What follows is a potpourri of new art--if you call it that--my art is not always successful.

They are: Hellebore or "Lenten Rose," very quick sketch. I've misplaced my garden journal, so this is in my small sketchbook. BB staring and squinting into really bright light--we ate dinner OUTSIDE for the first time this year. Winter aconites, again in the small sketchbook, and part of a large painting I'm working on in acrylics.

BB grabbed my camera and stole a shot of me working on the hellebores. Keep in mind it's still March (or was, anyway, when I made these yesterday)--and in Detroit, March is not usually warm enough to lie on the ground outdoors in a short-sleeved shirt--which I was here.

Except for the first image, click the images to view them larger.

Wednesday, February 10, 2010

If you don't like the weather in Detroit . . .

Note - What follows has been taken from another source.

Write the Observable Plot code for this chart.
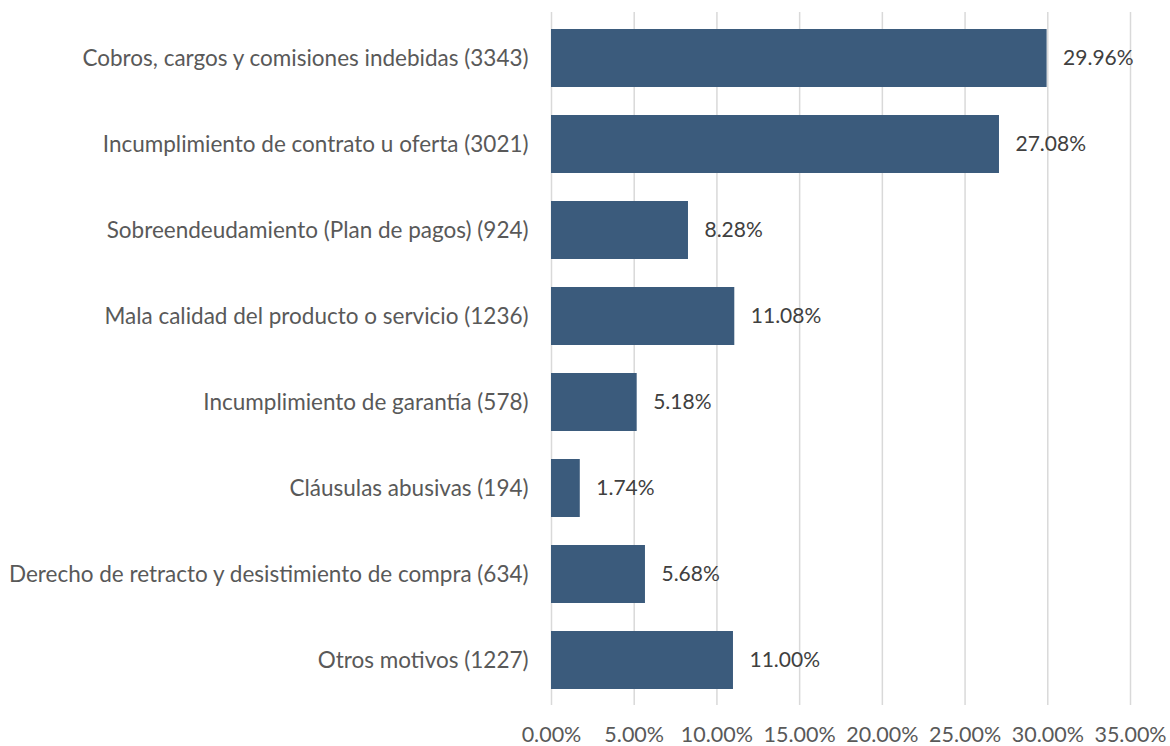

. . . wait 5 minutes and it will change. The second picture was actually taken about ten minutes after the first and looking approximately in the same direction from a few feet away. In the second picture, it was snowing like mad but windy enough to blur it so you can't see the falling snow.

Schools were closed today--it snowed all day yesterday. GB (formerly PB) was delighted. (PB quit taking piano lessons and is now taking guitar lessons).

I am sorry I am still having computer problems. I'm in the process of solving them but it's taking longer than I expected.

Also here is a quick pencil sketch I made of myself in the car looking in the tiny mirror behind the visor. (NO, B, I wasn't driving, I was riding shotgun!) The reason I look so starey and bug-eyed I think is because I was looking in that little mirror so hard to try and see myself in the speeding, bouncing car. The sketch is actually a little bigger, but it wouldn't fit all on the scanner. Click image to view it a little larger.